Oriole Networks – using light to power AI chips
Artificial intelligence will require vast amounts of energy to power data centres and will put increasing strain on electricity grids. Oriole Networks, a spinout from University College London, in the UK, aims to solve these bottlenecks with its AI chips based on photonics technology.
The technology uses light instead of more traditional silicon material to create networks of AI chips that have combined processing power. The company claims the technology can train large language models a hundred times faster than today’s computer chips while consuming a fraction of the power. This allows algorithms to run with much lower latency.
In October this year, it raised $22m in a series A round led by venture capital firm Plural with the participation of existing investors UCL Technology Fund, XTX Ventures, Clean Growth Fund and Dorilton Ventures.
Lucid Genomics – decoding the entire genome
Only 2% of data from genome sequencing is analysed by geneticists. Advances in artificial intelligence are enabling 100% of genetic data to be explored, which can lead to the diagnosis of genetic diseases, the development of new drugs and the improvement of precision medicine.
Lucid Genomics, a spinout from the Charite University Hospital in Germany and the Max Planck Institute for Molecular Genetics, uses AI-driven algorithms to analyse all of the DNA dataset at low cost. Its aim is to decode accurately 100% of DNA data from whole genomes.
In June this year, the company received $1.45m in pre-seed funding from Caesar Ventures, BIF Partners and MPF Accelerator.
Azul Energy – electrification without the need for rare metals
Rare earth metals such as platinum and iridium are essential elements in the electrification of transportation and industry. But they are scarce and costly to source. Azul Energy, a spinout from Japan’s Tohoku University, has developed a non-rare earth metal catalyst that can be used in electrochemical reactions for clean energy processes such battery storage, water electrolysis and synthetic fuel production.

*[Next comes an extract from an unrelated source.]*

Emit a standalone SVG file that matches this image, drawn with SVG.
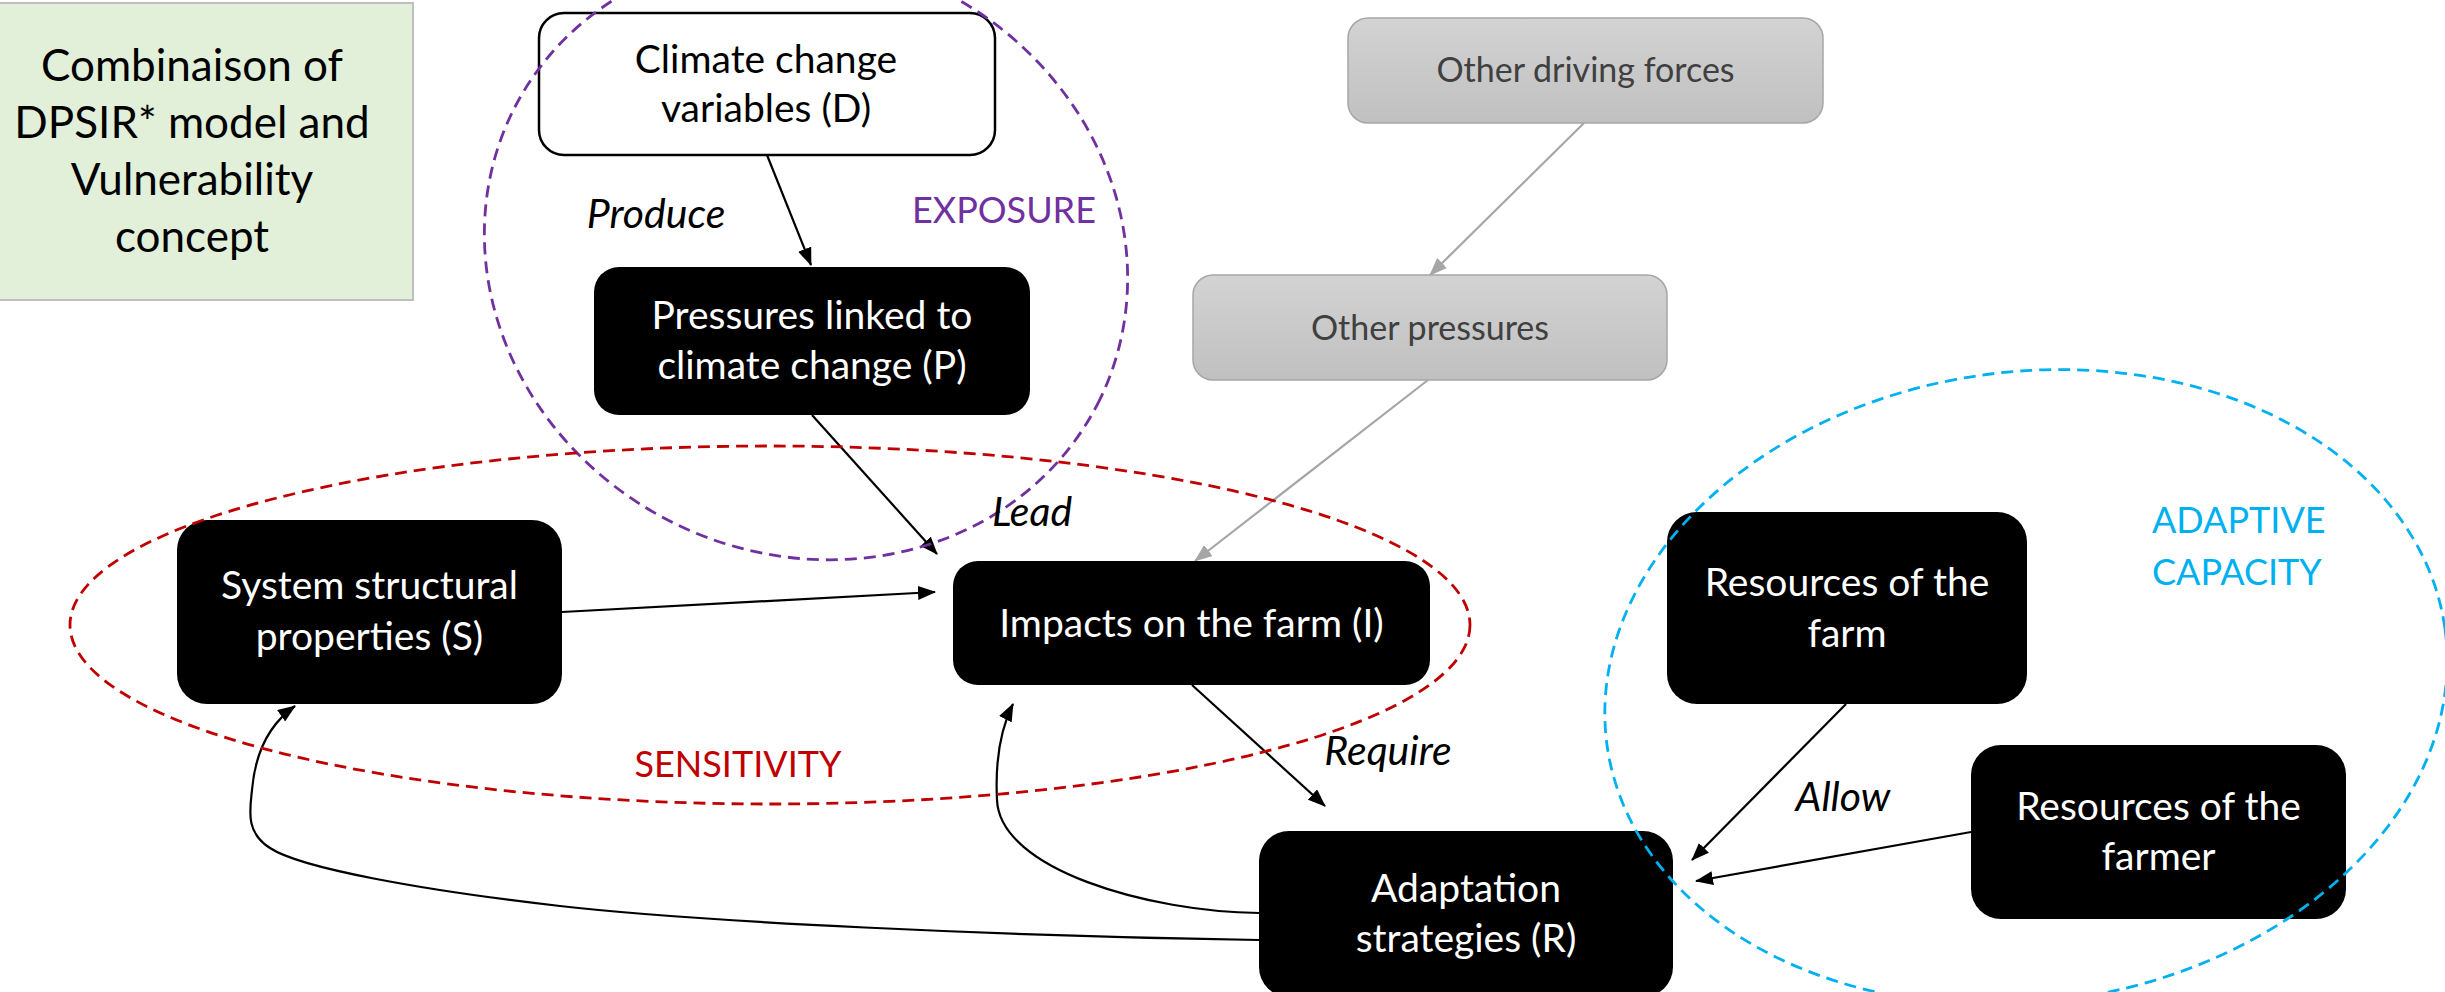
<svg xmlns="http://www.w3.org/2000/svg" width="2445" height="992" viewBox="0 0 2445 992">
<style>
  .txt { font-family: Lato, "Open Sans", sans-serif; }
  .node-black { fill: #000000; }
  .node-white { fill: #ffffff; stroke: #000000; stroke-width: 2.5; }
  .node-gray { fill: url(#grayGrad); stroke: #a6a6a6; stroke-width: 1.5; }
  .node-green { fill: #e2efd9; stroke: #bfbfbf; stroke-width: 2; }
  .wt { font-family: Lato, "Open Sans", sans-serif; font-size: 39px; fill: #ffffff; text-anchor: middle; }
  .bt { font-family: Lato, "Open Sans", sans-serif; font-size: 39px; fill: #000000; text-anchor: middle; }
  .gt { font-family: Lato, "Open Sans", sans-serif; font-size: 34px; fill: #404040; text-anchor: middle; }
  .green-t { font-family: Lato, "Open Sans", sans-serif; font-size: 44px; fill: #000000; text-anchor: middle; }
  .lbl { font-family: Lato, "Open Sans", sans-serif; font-size: 41px; font-style: italic; fill: #000000; text-anchor: middle; }
  .conn { fill: none; stroke: #000000; stroke-width: 2.2; marker-end: url(#arrow); }
  .conn-gray { fill: none; stroke: #a6a6a6; stroke-width: 2.2; marker-end: url(#arrowGray); }
  .zone { fill: none; stroke-width: 2.8; stroke-dasharray: 12 7; }
  .zone-t { font-family: Lato, "Open Sans", sans-serif; font-size: 36px; }
</style>
<defs>
  <linearGradient id="grayGrad" x1="0" y1="0" x2="0" y2="1">
    <stop offset="0" stop-color="#d3d3d3"/>
    <stop offset="1" stop-color="#c0c0c0"/>
  </linearGradient>
  <marker id="arrow" viewBox="0 0 18 14" refX="17" refY="7" markerWidth="18" markerHeight="14" markerUnits="userSpaceOnUse" orient="auto">
    <path d="M0,0 L18,7 L0,14 z" fill="#000000"/>
  </marker>
  <marker id="arrowGray" viewBox="0 0 18 14" refX="17" refY="7" markerWidth="18" markerHeight="14" markerUnits="userSpaceOnUse" orient="auto">
    <path d="M0,0 L18,7 L0,14 z" fill="#a6a6a6"/>
  </marker>
</defs>
<rect x="0" y="0" width="2445" height="992" fill="#ffffff"/>

<g id="connectors">
  <line class="conn" x1="767" y1="155" x2="811" y2="265"/>
  <line class="conn" x1="812" y1="415" x2="937" y2="554"/>
  <line class="conn" x1="562" y1="612" x2="935" y2="592"/>
  <line class="conn" x1="1192" y1="685" x2="1325" y2="806"/>
  <path class="conn" d="M1259,940 C1000,936 700,922 560,906 C420,890 300,868 270,848 C245,832 250,810 252,790 C255,755 268,725 295,706"/>
  <path class="conn" d="M1259,913 C1150,912 1000,870 997,800 C995,760 1000,730 1013,704"/>
  <line class="conn" x1="1846" y1="704" x2="1692" y2="860"/>
  <line class="conn" x1="1971" y1="832" x2="1696" y2="881"/>
  <line class="conn-gray" x1="1584" y1="123" x2="1430" y2="275"/>
  <line class="conn-gray" x1="1428" y1="380" x2="1195" y2="561"/>
</g>

<g id="title-box">
  <rect class="node-green" x="-29" y="3" width="442" height="297"/>
  <text class="green-t" x="192" y="81">Combinaison of</text>
  <text class="green-t" x="192" y="138">DPSIR* model and</text>
  <text class="green-t" x="192" y="195">Vulnerability</text>
  <text class="green-t" x="192" y="252">concept</text>
</g>

<g id="node-D">
  <rect class="node-white" x="539" y="13" width="456" height="142" rx="25"/>
  <text class="bt" x="766" y="73">Climate change</text>
  <text class="bt" x="766" y="122">variables (D)</text>
</g>

<g id="node-P">
  <rect class="node-black" x="594" y="267" width="436" height="148" rx="25"/>
  <text class="wt" x="812" y="329">Pressures linked to</text>
  <text class="wt" x="812" y="379">climate change (P)</text>
</g>

<g id="node-S">
  <rect class="node-black" x="177" y="520" width="385" height="184" rx="30"/>
  <text class="wt" x="369.5" y="599">System structural</text>
  <text class="wt" x="369.5" y="650">properties (S)</text>
</g>

<g id="node-I">
  <rect class="node-black" x="953" y="561" width="477" height="124" rx="25"/>
  <text class="wt" x="1191.5" y="637">Impacts on the farm (I)</text>
</g>

<g id="node-R">
  <rect class="node-black" x="1259" y="831" width="414" height="166" rx="30"/>
  <text class="wt" x="1466" y="902">Adaptation</text>
  <text class="wt" x="1466" y="952">strategies (R)</text>
</g>

<g id="node-farm">
  <rect class="node-black" x="1667" y="512" width="360" height="192" rx="30"/>
  <text class="wt" x="1847" y="596">Resources of the</text>
  <text class="wt" x="1847" y="647">farm</text>
</g>

<g id="node-farmer">
  <rect class="node-black" x="1971" y="745" width="375" height="174" rx="30"/>
  <text class="wt" x="2158.5" y="820">Resources of the</text>
  <text class="wt" x="2158.5" y="870">farmer</text>
</g>

<g id="node-other-driving">
  <rect class="node-gray" x="1348" y="18" width="475" height="105" rx="20"/>
  <text class="gt" x="1585.5" y="82">Other driving forces</text>
</g>

<g id="node-other-pressures">
  <rect class="node-gray" x="1193" y="275" width="474" height="105" rx="20"/>
  <text class="gt" x="1430" y="340">Other pressures</text>
</g>

<g id="zones">
  <ellipse class="zone" stroke="#7030a0" cx="806" cy="256" rx="327" ry="298" transform="rotate(26 806 256)"/>
  <ellipse class="zone" stroke="#c00000" cx="770" cy="625" rx="700" ry="179"/>
  <ellipse class="zone" stroke="#00b0f0" cx="2026" cy="687" rx="423" ry="315" transform="rotate(-8 2026 687)"/>
  <text class="zone-t" x="1004" y="223" fill="#7030a0" text-anchor="middle">EXPOSURE</text>
  <text class="zone-t" x="738" y="777" fill="#c00000" text-anchor="middle">SENSITIVITY</text>
  <text class="zone-t" x="2152" y="533" fill="#00b0f0">ADAPTIVE</text>
  <text class="zone-t" x="2152" y="585" fill="#00b0f0">CAPACITY</text>
</g>

<g id="connector-labels">
  <text class="lbl" x="656" y="228">Produce</text>
  <text class="lbl" x="1032" y="526">Lead</text>
  <text class="lbl" x="1388" y="765">Require</text>
  <text class="lbl" x="1843" y="811">Allow</text>
</g>
</svg>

The technology is inspired by heme in hemoglobin, which has biological functions that mimic electrochemical reactions. The Azul catalyst can be manufactured using conventional chemical processes and it claims the production cost is 10 times lower than platinum catalysts.
In February 2024, the spinout raised ¥475m ($4.1m) in a series A funding round led by Spiral Capital with participation from Tohoku University Venture Partners, JMTC Capital, Mitsubishi UFJ Capital and Governance Partners.
Cyclize – recycling plastics in the circular economy
Plastic waste is hard to recycle and is an ecological hazard in waterways and oceans. German spinout Cyclize aims to turn waste plastics into useful products for the circular economy.
A spinout from the University of Stuttgart, Cyclize has created plasma technology that turns plastics into new chemicals, which can be used to create new products. The technology can use carbon as a feedstock, which also helps companies to meet carbon emissions reduction goals.
The intermediate chemical that is produced through the technology is syngas, a mixture of hydrogen and carbon monoxide. This can be used in the manufacturing of adhesives and paints as well as fuel and methanol. It can also be used to replace natural gas or propane.
In February this year, the spinouts secured €4.75m ($5m) in seed funding. The round was led by early-stage venture capital firm UVC Partners, with participation from public-private seed investor High-Tech Gründerfonds, Aurum Impact, UnternehmerTUM Funding for Innovators.